HAFTALIK GÜNDEM DEĞERLENDİRME

Haftalık Değerlendirme Toplantısı - 11 Kasım 2025

“Laik Cumhuriyet, görece güzel uygulamalar gösterilerek meşrulaştırılamaz! Zira Cumhuriyet, Allah’ın dininin hayattan uzaklaştırılması demektir.”

10 KASIM TÖRENLERİ

Kocaeli Valiliğinin 10 Kasım’da M. Kemal adına camilerde mevlüt okunması yönündeki talimatının ardından her yıl rutin hale gelen bir tartışma da alevlenmiş oldu. 2025 yılında Atatürk tartışması yaşanması aslında Mustafa Kemal’i ölümsüzleştirme/tanrılaştırma gayretinin de başarısız olduğunun göstergesidir. Evet Kemalizm başarısız olmuştur! Zira o ne akla ne de vicdana hitap etmektedir. 

Bir insanın tanrısallaştırılması antik çağlardan kalmış, gerici bir yaklaşımdır. Akıl bunu kabul etmez. Normal akıl sahibi olan herkes bu tezi reddeder.
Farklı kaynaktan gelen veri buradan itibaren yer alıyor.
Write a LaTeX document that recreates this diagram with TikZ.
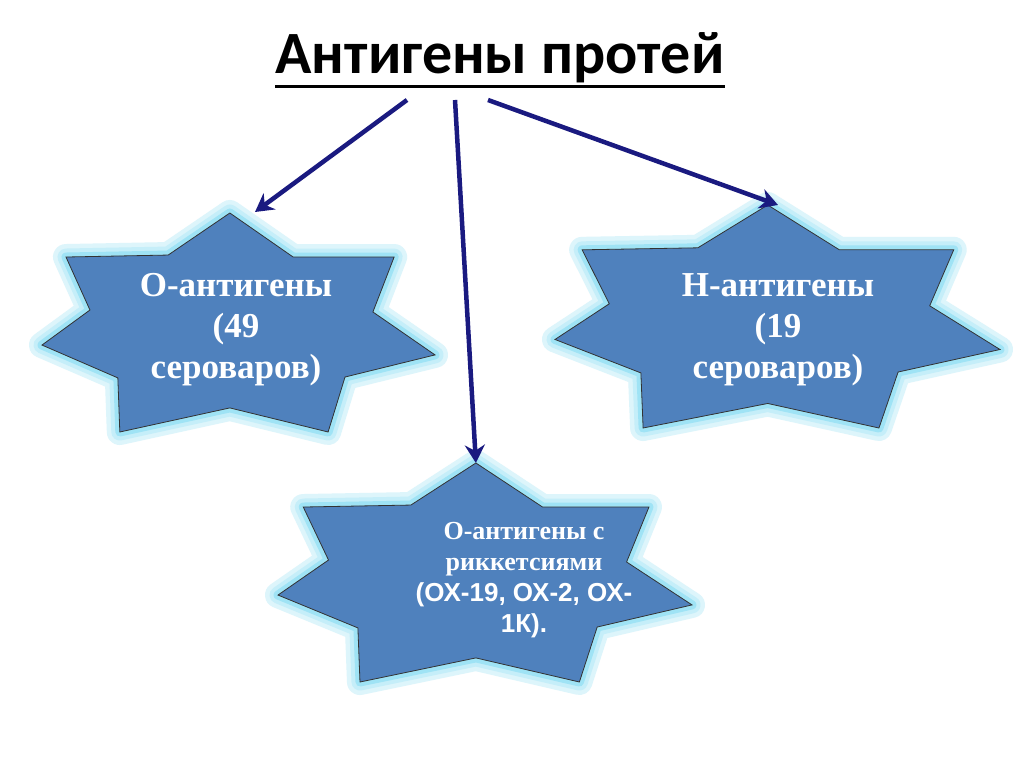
\documentclass[tikz,border=0pt]{standalone}
\usepackage{fontspec}
\setmainfont{Liberation Serif}
\newfontfamily\titlefont{Carlito}
\newfontfamily\sansb{Liberation Sans}
\usetikzlibrary{arrows.meta,calc}
\definecolor{starfill}{HTML}{4F81BD}
\definecolor{navy}{HTML}{1A1A80}
\definecolor{glow}{HTML}{9FE3F5}
\tikzset{
  arr/.style={draw=navy,line width=4.5pt,-{Stealth[length=18pt,width=20pt]}},
  startxt/.style={text=white,font=\bfseries,align=center}
}
% #1 name, #2 x0, #3 y0, #4 width, #5 height
\newcommand{\mystar}[5]{%
  \begin{scope}[shift={(#2,#3)},x=#4pt,y=-#5pt]
    \def\pts{(0.478,0) -- (0.639,0.201) -- (0.896,0.201) -- (0.842,0.452) -- (1,0.648) -- (0.771,0.749) -- (0.728,1) -- (0.478,0.890) -- (0.198,1) -- (0.193,0.753) -- (0,0.603) -- (0.122,0.443) -- (0.061,0.201) -- (0.321,0.192) -- cycle}
    \draw[glow!35,line width=26pt,line join=round] \pts;
    \draw[glow!60,line width=17pt,line join=round] \pts;
    \draw[glow,line width=9pt,line join=round] \pts;
    \filldraw[fill=starfill,draw=black!80,line width=0.8pt] \pts;
    \coordinate (#1top) at (0.478,0);
  \end{scope}}
\begin{document}
\begin{tikzpicture}[x=1pt,y=-1pt]
\fill[white] (0,0) rectangle (1024,767);
\useasboundingbox (0,0) rectangle (1024,767);
\mystar{L}{42}{213}{393}{219}
\mystar{R}{555}{205}{445}{223}
\mystar{B}{278}{463}{414}{219}
\node[startxt,font=\bfseries\fontsize{35}{41}\selectfont] (lt) at (236,330) {О-антигены\\(49\\сероваров)};
\node[startxt,font=\bfseries\fontsize{35}{41}\selectfont] (rt) at (778,330) {Н-антигены\\(19\\сероваров)};
\node[startxt,font=\bfseries\fontsize{26}{31}\selectfont] (bt) at (524,580) {О-антигены с\\риккетсиями\\{\sansb (ОХ-19, ОХ-2, ОХ-}\\{\sansb 1К).}};
\node[font=\titlefont\bfseries\fontsize{60}{64}\selectfont,inner sep=0pt] (title) at (500,58) {Антигены протей};
\draw[line width=3pt] ($(title.south west)+(0,3)$) -- ($(title.south east)+(0,3)$);
\coordinate (a1) at (407,100);
\coordinate (a2) at (455,100);
\coordinate (a3) at (488,100);
\coordinate (e1) at (255,212);
\coordinate (e3) at (778,205);
\draw[arr] (a1) -- (e1);
\draw[arr] (a2) -- (Btop);
\draw[arr] (a3) -- (e3);
\end{tikzpicture}
\end{document}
Ancak özellikle Anıtkabirdeki anı defteri akıl tutulmasının en üstte devlet ricalinde yaşandığını göstermektedir. Önemli gün ve olaylarda Anıtkabir’i ziyaret eden devlet ricali, oradaki anı defterine sanki yaşayan bir kişiye mektup yazar gibi mesajlar yazmaktadır. Oysa ölüler duyamaz! göremez! Bu hakikatin farkında olan akıl sahipleri elbette bu kutsama ritüellerine itiraz etmektedir. Bu küçük düşürücü ritüellerin halkımıza hiçbir katkısı yoktur. 

Ancak mesele, bir adamın ölümsüzleştirilmesinden öte Kemalizm’in yani dini hayattan kopartmanın, yani laik Cumhuriyetin korunması meselesidir. Cumhuriyete yüklenen anlam ile Mustafa Kemal mistizm’i birleştirilerek Cumhuriyetin kutsanması sağlanmak istenmektedir. Bu nedenle belki de dünyada tek olan bir uygulama ile Mustafa Kemal kanunla koruma altına alınmıştır. 

Bugüne kadar yüzlerce insan bu kanun işletilerek Mustafa Kemal’i eleştirdiği veya onun getirdiği laik cumhuriyetin gayrı İslami uygulamalarına karşı çıktığı için tutuklandı, cezalandırıldı. İnançları gereği okullarda zoraki dayatılan 10 Kasım törenlerine katılmayı kabul etmeyen nice öğrenci ve eğitimciler soruşturmalara maruz kaldı. Eski Türkiye’de durum böyleydi yeni Türkiye’de değişen bir şey yok. Hatta yeni Türkiye’de bu dayatma Allah’ın evleri olan camilere kadar getirildi. Mustafa Kemal’in İslam’ı reddettiği bilindiği halde devlet eliyle bazı camilerde ona mevlüt ve dua programları yapılması talimatı verilerek mesele adeta zorunlu ibadete dönüştürüldü. 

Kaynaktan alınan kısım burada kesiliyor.